Ep. 15 - Quel grido della speranza disarmata
Nel viaggio della vita, ci sono momenti in cui trattenere tutto dentro può consumarci lentamente. Gesù ci insegna a non avere paura del grido, purché sia sincero, umile, orientato al Padre. Un grido non è mai inutile, se nasce dall’amore. E non è mai ignorato, se è consegnato a Dio. È una via per non cedere al cinismo, per continuare a credere che un altro mondo è possibile. Cari fratelli e sorelle, impariamo anche questo dal Signore Gesù: impariamo il grido della speranza quando giunge l’ora della prova estrema. Non per ferire, ma per affidarci. Non per urlare contro qualcuno, ma per aprire il cuore. Se il nostro grido sarà vero, potrà essere la soglia di una nuova luce, di una nuova nascita.
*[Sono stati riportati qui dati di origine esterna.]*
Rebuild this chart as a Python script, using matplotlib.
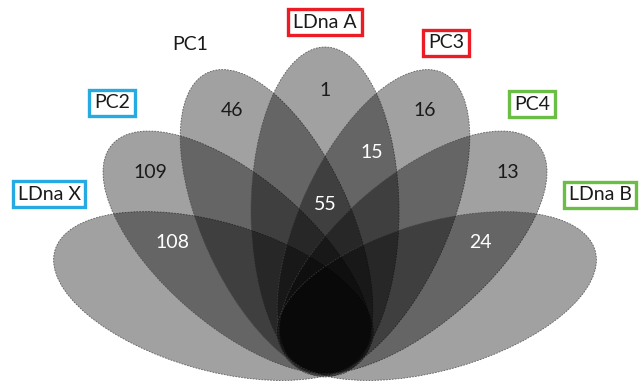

Papa Leone XIV, Udienza generale, mercoledì 10 settembre 2025
All’udienza di mercoledì 10 settembre in Piazza San Pietro, Leone XIV ha parlato dell’ultimo grido di Gesù sulla croce, un grido rivolto a Dio, una domanda lacerante: “Mio Dio, mio Dio, perché mi ha abbandonato?”. Il Papa ci ricorda che nell’ora della prova estrema il nostro grido può diventare affidamento e speranza… Anche quella che agli occhi del mondo appare come una sconfitta può trasformarsi in luce per noi e per chi ci sta vicino… Qualcuno, Dio stesso fattosi Uomo, ha infatti condiviso a tal punto la nostra umanità da passare – per noi e per la nostra salvezza – attraverso la sofferenza e la morte sul patibolo infamante della croce.
Tanti fratelli e sorelle, anche oggi, a causa della loro testimonianza di fede in situazioni difficili e contesti ostili, portano la stessa croce del Signore: come Lui sono perseguitati, condannati, uccisi. Di essi Gesù dice: «Beati i perseguitati per la giustizia, perché di essi è il regno dei cieli. Beati voi quando vi insulteranno, vi perseguiteranno e, mentendo, diranno ogni sorta di male contro di voi per causa mia». Sono donne e uomini, religiose e religiosi, laici e sacerdoti, che pagano con la vita la fedeltà al Vangelo, l’impegno per la giustizia, la lotta per la libertà religiosa laddove è ancora violata, la solidarietà con i più poveri. Secondo i criteri del mondo essi sono stati “sconfitti”. In realtà, come ci dice il Libro della Sapienza: «Anche se agli occhi degli uomini subiscono castighi, la loro speranza resta piena d’immortalità» (…) Sì, la loro è una speranza disarmata. Hanno testimoniato la fede senza mai usare le armi della forza e della violenza, ma abbracciando la debole e mite forza del Vangelo, secondo le parole dell’apostolo Paolo: «Mi vanterò quindi ben volentieri delle mie debolezze, perché dimori in me la potenza di Cristo. Infatti quando sono debole, è allora che sono forte». Papa Leone XIV, Omelia per la Commemorazione dei martiri e testimoni della fede del XXI secolo, domenica 14 settembre 2025
Domenica 14 settembre Papa Leone ha presieduto una commemorazione dei martiri nella Basilica di San Paolo e ha ricordato i tanti martiri di oggi, chi paga con la propria vita la fedeltà al Vangelo: può sembrare agli occhi del mondo che siano dei perdenti. Specie agli occhi del mondo di oggi, dove sembrano regnare odio, violenza, guerra, terrorismo, sopraffazione e dove la vita umana degli innocenti sembra non aver alcun valore. Ma proprio nella loro mitezza, nella loro non violenza, sta la forza dei martiri: la “debole mite” forza del Vangelo, capace – per grazia di Dio – di un amore che supera ogni odio e violenza. Guardiamo la loro testimonianza e impariamo ad ascoltare il loro grido: loro – e non i potenti che uccidono – sono i veri protagonisti della storia.